Danny Casas

Personal information
- Born: Carlos Daniel Rodríguez Casas July 13, 1986 (age 40) Mexico City, Mexico
- Family: Casas wrestling family
- Website: Facebook page

Professional wrestling career
- Ring name(s): Danny Casas The Hammer Rush
- Billed height: 180 cm (5 ft 11 in)
- Billed weight: 100 kg (220 lb)
- Trained by: Gran Apache Heavy Metal Pepe Casas
- Debut: 2004

= Danny Casas =

Mexican professional wrestler

Danny Casas (born July 13, 1986) is a third-generation professional wrestler from Mexico.
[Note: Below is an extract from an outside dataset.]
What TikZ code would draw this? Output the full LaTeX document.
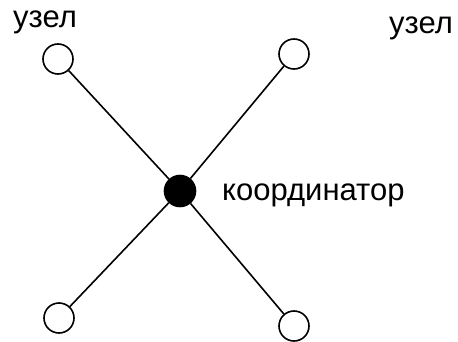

His real name is Carlos Daniel Rodríguez Casas and his nickname is "El Hampon." His grandfather, Pepe Casas, started the Casas professional wrestling tradition and has been followed by his uncles José Casas Ruiz (Negro Casas), Jorge Luis Casas Ruiz (El Felino) and Erick Francisco Casas Ruiz (Heavy Metal). His championships include the IWRG Intercontinental Tag Team Championship (with Chicano) and the IWRG Junior de Juniors Championship.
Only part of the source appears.